Há ainda outra questão - no fundo, um perigoso risco - decorrente da afirmação de que a via da política (seja lá o que isso for), tudo poderá resolver, sem mais, relativamente ao problema do terorismo. Perigoso risco, sobretudo, se ficar no ar a ideia de que tal solução política, essa busca de uma solução exclusivamente e a todo o custo na política, será uma alternativa que nos pode permitir deixar de ter o incómodo de assumirmos atitude firme, mesmo militar e implicando, de facto, um novo tipo de guerra, contra este também novo terrorismo.

Ou seja (e aqui estará presente tal risco),

não significará o apelo á "solução política" - ainda que se soubesse qual a via concreta a seguir, o significado histórico e operativo dessa dita solução - uma tentativa de "acalmar" os terrorismos e os terroristas, perseguindo a ilusão de que, dessa forma, sem os hostilizar muito, nos manteríamos a salvo das suas iras?

Recordo-me que ontém, numa reportagem e debate sobre as eleições Norte-Americanas, na SIC Notícias, o jornalista de turno, inconscientemente, colocou a um dos comentadores uma pergunta muito significativa, mais ou menos nestes termos: "Acha que Kerry, se ganhar, conseguirá irritar menos os terroristas islâmicos"?

Dito de outro modo e completando a questão sobre o que é que significa a via da "solução política": não podererá significar o apelo a tal solução apenas e tão só uma atitude defensiva de quem já só reaje à inevitabilidade do terrorismo e se sente refém do medo?
Verificando-se esta hipótese, tal solução não seria apenas o começo da vitória do terrorismo sobre os nossos quadros de vida? Não estaríamos a entregar já, inconscientemente e com consequências futuras imprevisíveis (mas seguramente muito más) o "ouro ao bandido"?

Só vejo uma hipótese de, apelando-se à dita solução política (realmente, seja lá o que isso, em concreto, possa actualmente significar), se combater com um mínimo de eficácia o novo terrorismo: através de uma solução política também ela global, passando pela possibilidade de a comunidade internacional intervir directamente em todos os Estados que, no fundo, permitem e apoiam a estrutura logística das Al-Qaedas e sucedâneas, impondo-se uma nova ordem que, acompanhando a lógica de actuação terrorista actual, seja também ela mais transnacional e menos nacional, corresponda ao reconhecimento da existência de plúrimos centros de interesse e poderes existentes e que já não se enquadram somente na lógica do relacionamento clássico, inter-nacional, de soberanias (mais ou menos) absolutas.

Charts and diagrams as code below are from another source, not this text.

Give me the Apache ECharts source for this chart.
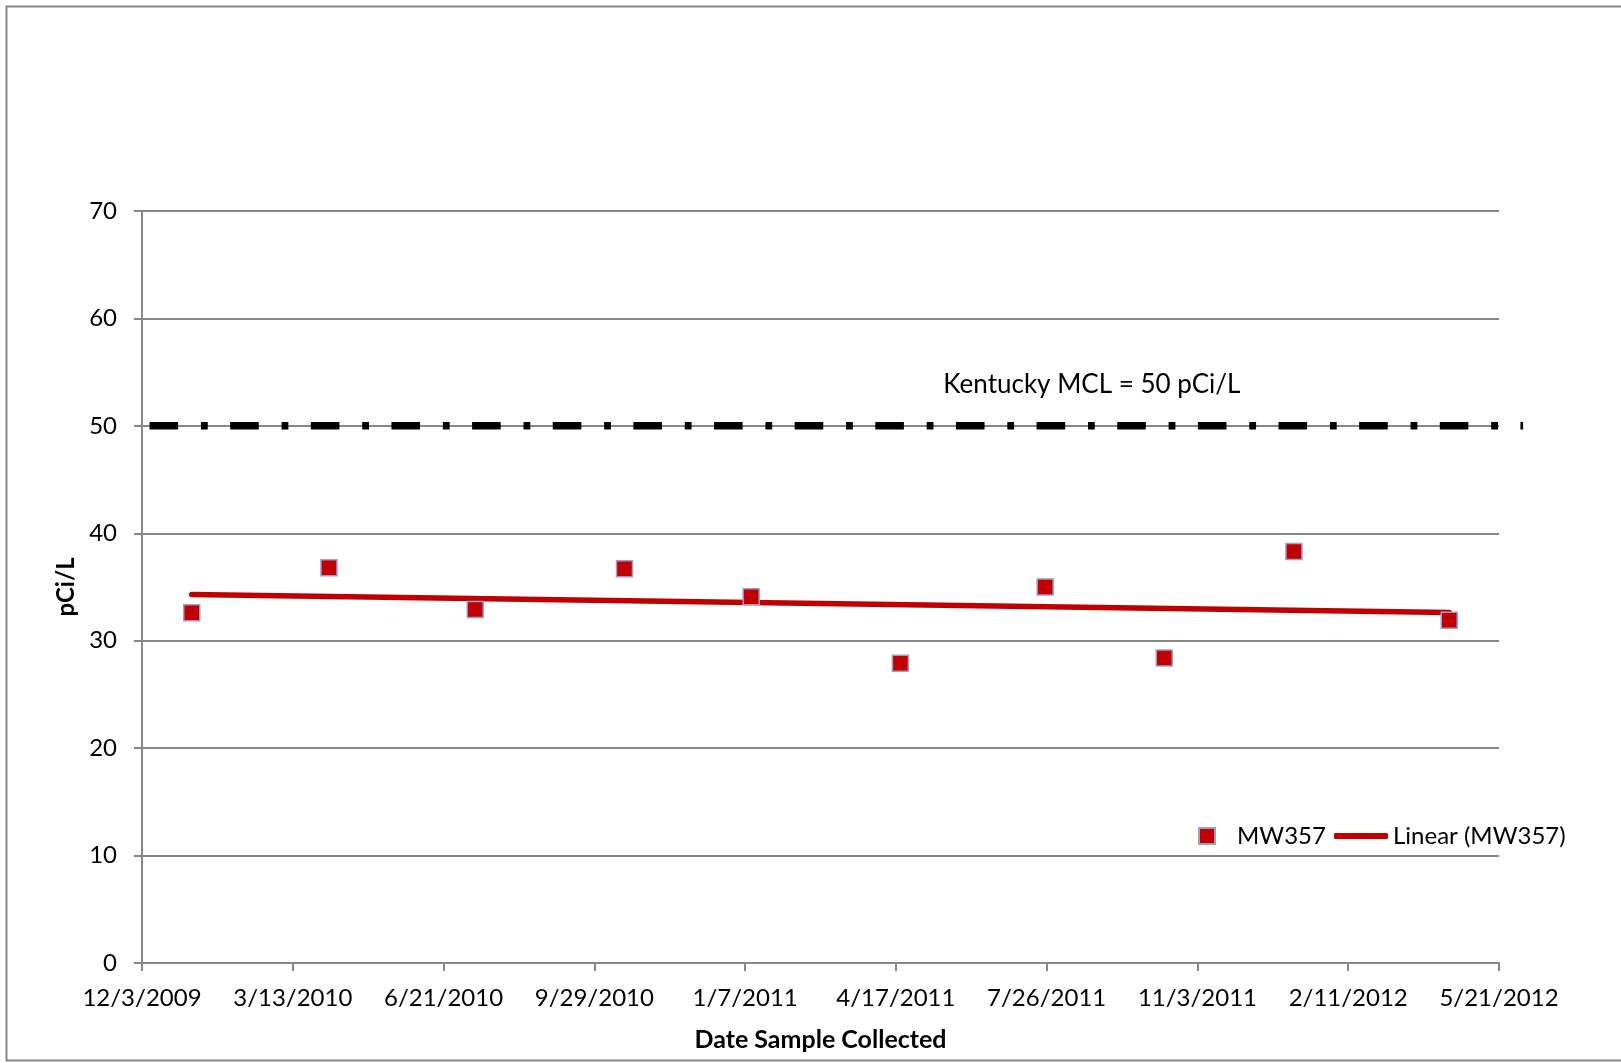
<!DOCTYPE html>
<html>
<head>
<meta charset="utf-8">
<title>MW357</title>
<script src="https://cdn.jsdelivr.net/npm/echarts@6/dist/echarts.min.js"></script>
<style>
  html, body { margin: 0; padding: 0; background: #ffffff; }
  #chart { width: 1621px; height: 1063px; }
</style>
</head>
<body>
<div id="chart"></div>
<script>
// Sample dates and measured activity for well MW357
const sampleDates = ['2010-01-05', '2010-04-06', '2010-07-12', '2010-10-19', '2011-01-11',
                     '2011-04-20', '2011-07-25', '2011-10-12', '2012-01-06', '2012-04-18'];
const mw357Values = [32.6, 36.8, 32.9, 36.7, 34.1, 27.9, 35.0, 28.4, 38.3, 31.9];

// Kentucky MCL reference line
const mclDates = ['2009-12-08', '2012-06-06'];
const mclValue = 50;
const mclLabel = 'Kentucky MCL = 50 pCi/L';
const mclLabelAt = ['2011-08-25', 53.8];

// Axis range: day offsets from the first tick date, ticks every 100 days
const axisStartDate = '2009-12-03';
const xMaxDays = 900;
const xStepDays = 100;
const yTicks = [0, 10, 20, 30, 40, 50, 60, 70];

const DAY = 86400000;
const baseMs = Date.parse(axisStartDate + 'T00:00:00Z');
const toDays = s => Math.round((Date.parse(s + 'T00:00:00Z') - baseMs) / DAY);
const fmtDate = d => {
  const t = new Date(baseMs + d * DAY);
  return (t.getUTCMonth() + 1) + '/' + t.getUTCDate() + '/' + t.getUTCFullYear();
};

const xs = sampleDates.map(toDays);
const points = xs.map((x, i) => [x, mw357Values[i]]);

// Least-squares linear trend over the samples
const n = xs.length;
const mx = xs.reduce((a, b) => a + b, 0) / n;
const my = mw357Values.reduce((a, b) => a + b, 0) / n;
let sxy = 0, sxx = 0;
for (let i = 0; i < n; i++) {
  sxy += (xs[i] - mx) * (mw357Values[i] - my);
  sxx += (xs[i] - mx) * (xs[i] - mx);
}
const slope = sxy / sxx;
const intercept = my - slope * mx;
const trend = [xs[0], xs[n - 1]].map(x => [x, intercept + slope * x]);

const mclLine = mclDates.map(d => [toDays(d), mclValue]);
const mclEnd = toDays(mclDates[1]);

const FONT = 'Lato';
const GRAY = '#878787';
const RED = '#C00000';

// Plot box
const W = 1621, GL = 142, GR = 122, GT = 211, GB = 100;
const pxPerDay = (W - GL - GR) / xMaxDays;
// The MCL line runs past the last tick, so it sits on an overlay grid
// sharing the same scale but reaching further right.
const overlayRight = W - GL - pxPerDay * mclEnd;

const yMin = yTicks[0], yMax = yTicks[yTicks.length - 1];

const chart = echarts.init(document.getElementById('chart'), null, { renderer: 'canvas' });
chart.setOption({
  backgroundColor: '#ffffff',
  animation: false,
  textStyle: { fontFamily: FONT, color: '#000' },
  graphic: [{
    type: 'rect',
    shape: { x: 6.5, y: 6.5, width: 1640, height: 1054 },
    style: { fill: 'none', stroke: GRAY, lineWidth: 2 },
    silent: true
  }],
  grid: [
    { left: GL, right: GR, top: GT, bottom: GB },
    { left: GL, right: overlayRight, top: GT, bottom: GB }
  ],
  xAxis: [{
    type: 'value',
    gridIndex: 0,
    min: 0, max: xMaxDays, interval: xStepDays,
    name: 'Date Sample Collected',
    nameLocation: 'middle',
    nameGap: 64,
    nameTextStyle: { fontFamily: FONT, fontSize: 25, fontWeight: 'bold', color: '#000' },
    axisLine: { show: true, lineStyle: { color: GRAY, width: 2 } },
    axisTick: { show: true, inside: false, length: 8, lineStyle: { color: GRAY, width: 2 } },
    axisLabel: { fontFamily: FONT, fontSize: 24, color: '#000', margin: 23, formatter: v => fmtDate(v) },
    splitLine: { show: false }
  }, {
    type: 'value',
    gridIndex: 1,
    min: 0, max: mclEnd,
    show: false
  }],
  yAxis: [{
    type: 'value',
    gridIndex: 0,
    min: yMin, max: yMax, interval: yTicks[1] - yTicks[0],
    name: 'pCi/L',
    nameLocation: 'middle',
    nameRotate: 90,
    nameGap: 62,
    nameTextStyle: { fontFamily: FONT, fontSize: 24, fontWeight: 'bold', color: '#000' },
    axisLine: { show: true, lineStyle: { color: GRAY, width: 2 } },
    axisTick: { show: true, inside: false, length: 8, lineStyle: { color: GRAY, width: 2 } },
    axisLabel: { fontFamily: FONT, fontSize: 24, color: '#000', margin: 25 },
    splitLine: { show: true, lineStyle: { color: GRAY, width: 2 } }
  }, {
    type: 'value',
    gridIndex: 1,
    min: yMin, max: yMax,
    show: false
  }],
  legend: [{
    data: ['MW357'],
    left: 1198, top: 824, padding: 0,
    icon: 'rect',
    itemWidth: 16, itemHeight: 16,
    textStyle: { fontFamily: FONT, fontSize: 24, color: '#000', padding: [0, 0, 0, 17] },
    selectedMode: false
  }, {
    data: ['Linear (MW357)'],
    left: 1334, top: 824, padding: 0,
    icon: 'roundRect',
    itemWidth: 54, itemHeight: 6,
    textStyle: { fontFamily: FONT, fontSize: 24, color: '#000' },
    selectedMode: false
  }],
  series: [{
    name: 'MCL',
    type: 'line',
    xAxisIndex: 1, yAxisIndex: 1,
    data: mclLine,
    symbol: 'none',
    silent: true,
    z: 3,
    lineStyle: { color: '#000', width: 7.5, type: [28.6, 22.8, 6.8, 22.44], cap: 'butt' },
    markPoint: {
      symbol: 'rect',
      symbolSize: 0,
      silent: true,
      data: [{ coord: [toDays(mclLabelAt[0]), mclLabelAt[1]], value: mclLabel }],
      label: {
        show: true, position: 'inside', formatter: mclLabel,
        fontFamily: FONT, fontSize: 26, color: '#000'
      }
    }
  }, {
    name: 'Linear (MW357)',
    type: 'line',
    data: trend,
    symbol: 'none',
    showSymbol: false,
    z: 4,
    lineStyle: { color: RED, width: 5.5, cap: 'round' },
    itemStyle: { color: RED }
  }, {
    name: 'MW357',
    type: 'scatter',
    data: points,
    symbol: 'rect',
    symbolSize: 16,
    z: 5,
    itemStyle: { color: RED, borderColor: '#A29CC8', borderWidth: 1.5, opacity: 1 }
  }]
});
</script>
</body>
</html>
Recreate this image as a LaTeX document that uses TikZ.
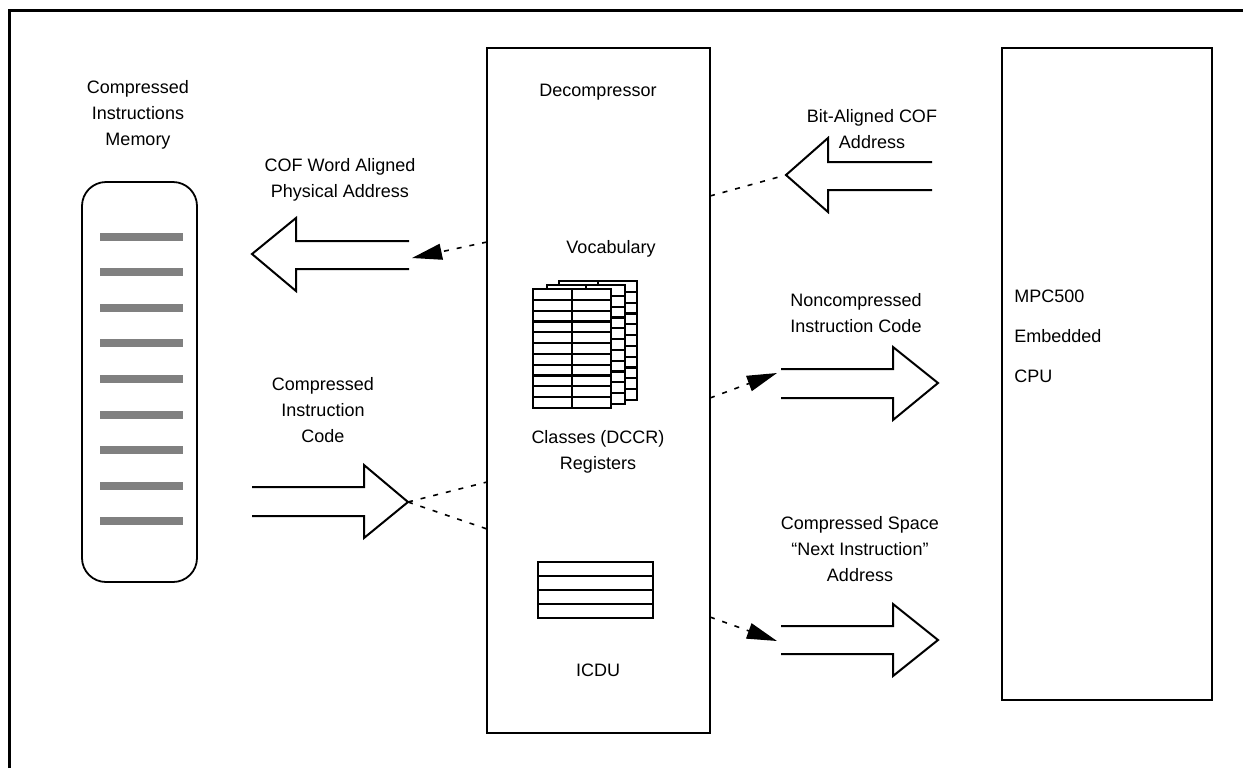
\documentclass[tikz,border=0pt]{standalone}
\usepackage{fontspec}
\setmainfont{Liberation Sans}
\usetikzlibrary{arrows.meta,fit}
\begin{document}
\begin{tikzpicture}[x=0.5pt,y=-0.5pt,
  lbl/.style={font=\fontsize{9}{13}\selectfont, align=center, inner sep=0pt},
  box/.style={draw, line width=0.9pt, inner sep=0pt},
  blockarrow/.style={draw, line width=1pt, line join=miter},
  dotcon/.style={line width=0.8pt, dash pattern=on 2.5pt off 4pt},
  tipped/.style={-{Triangle[length=15pt,width=8pt]}},
  sheet/.style={draw, fill=white, line width=1.1pt},
  bar/.style={fill=gray}]
\useasboundingbox (0,0) rectangle (1243,768);
% frame (top and left visible)
\draw[line width=1.6pt] (9.5,768) -- (9.5,10.5) -- (1243,10.5);

% memory
\node[box, rounded corners=12pt, fit={(82,182) (197,582)}] (mem) {};
\foreach \k in {0,...,8}{
  \fill[bar] (100,{232.5+35.6*\k}) rectangle (183,{240.5+35.6*\k});
}
\node[lbl] (memlbl) at (138,115) {Compressed\\Instructions\\Memory};

% decompressor
\node[box, fit={(487,48) (710,733)}] (dec) {};
\node[lbl] (declbl) at (598,92) {Decompressor};
\node[lbl] (voclbl) at (611,249) {Vocabulary};
\node[lbl] (clslbl) at (598,452) {Classes (DCCR)\\Registers};
\node[lbl] (icdulbl) at (598,670) {ICDU};

% vocabulary sheets
\foreach \sx/\sy in {559/281, 547/285, 533/289}{
  \draw[sheet] (\sx,\sy) rectangle ({\sx+78},{\sy+119});
  \foreach \r in {1,...,10}{
    \draw[line width=1.1pt] (\sx,{\sy+10.82*\r}) -- ({\sx+78},{\sy+10.82*\r});
  }
  \draw[line width=1.1pt] ({\sx+39},\sy) -- ({\sx+39},{\sy+119});
}

% ICDU table
\node[draw, line width=1.1pt, inner sep=0pt, fit={(538,562) (653,618)}] (icdu) {};
\foreach \r in {576,590,604}{
  \draw[line width=1.1pt] (538,\r) -- (653,\r);
}

% CPU
\node[box, fit={(1002,48) (1212,700)}] (cpu) {};
\node[lbl, align=left, anchor=west] (cpulbl) at (1014,336) {MPC500\\[7pt]Embedded\\[7pt]CPU};

% block arrows
\coordinate (a1) at (252,254);
\draw[blockarrow] (409,241) -- (296,241) -- (296,218) -- (a1) -- (296,291) -- (296,269) -- (409,269);
\node[lbl] (a1lbl) at (340,180) {COF Word Aligned\\Physical Address};

\coordinate (a2) at (408,502);
\draw[blockarrow] (252,487) -- (364,487) -- (364,465) -- (a2) -- (364,538) -- (364,516) -- (252,516);
\node[lbl] (a2lbl) at (323,410) {Compressed\\Instruction\\Code};

\coordinate (a3) at (786,175);
\draw[blockarrow] (932,162) -- (828,162) -- (828,138) -- (a3) -- (828,212) -- (828,190) -- (932,190);
\node[lbl] (a3lbl) at (872,129) {Bit-Aligned COF\\Address};

\coordinate (a4) at (781,383);
\draw[blockarrow] (781,369) -- (893,369) -- (893,347) -- (938,383) -- (893,420) -- (893,398) -- (781,398);
\node[lbl] (a4lbl) at (856,313) {Noncompressed\\Instruction Code};

\coordinate (a5) at (781,640);
\draw[blockarrow] (781,626) -- (893,626) -- (893,604) -- (938,640) -- (893,676) -- (893,654) -- (781,654);
\node[lbl] (a5lbl) at (860,549) {Compressed Space\\“Next Instruction”\\Address};

% dotted connectors
\coordinate (d1s) at (487,242);
\coordinate (d1e) at (412,258);
\draw[dotcon, tipped] (d1s) -- (d1e);
\coordinate (d2a) at (487,482);
\coordinate (d2b) at (487,529);
\draw[dotcon] (a2) -- (d2a);
\draw[dotcon] (a2) -- (d2b);
\coordinate (d3s) at (710,196);
\draw[dotcon] (d3s) -- (a3);
\coordinate (d4s) at (710,398);
\coordinate (d4e) at (777,373);
\draw[dotcon, tipped] (d4s) -- (d4e);
\coordinate (d5s) at (710,617);
\coordinate (d5e) at (777,641);
\draw[dotcon, tipped] (d5s) -- (d5e);
\end{tikzpicture}
\end{document}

É que este terrorismo que nos assola hoje já se adaptou eficazmente - diria, concorrencialmente - à realidade dos factos marcada pela globalização; a organização institucional da comunidade internacional, ainda não!

Portanto, julgo que apelar-se a uma "solução política" deste problema só faz (um mínimo) de sentido, pressupondo também uma mudança de paradigma da actual organização da comunidade internacional.... É também abrir o próprio debate (sempre adiado, em termos práticos) sobre o fim da ordem mundial do pós-IIª Guerra Mundial e sobre a viabilidade da ONU, tal como a conhecemos.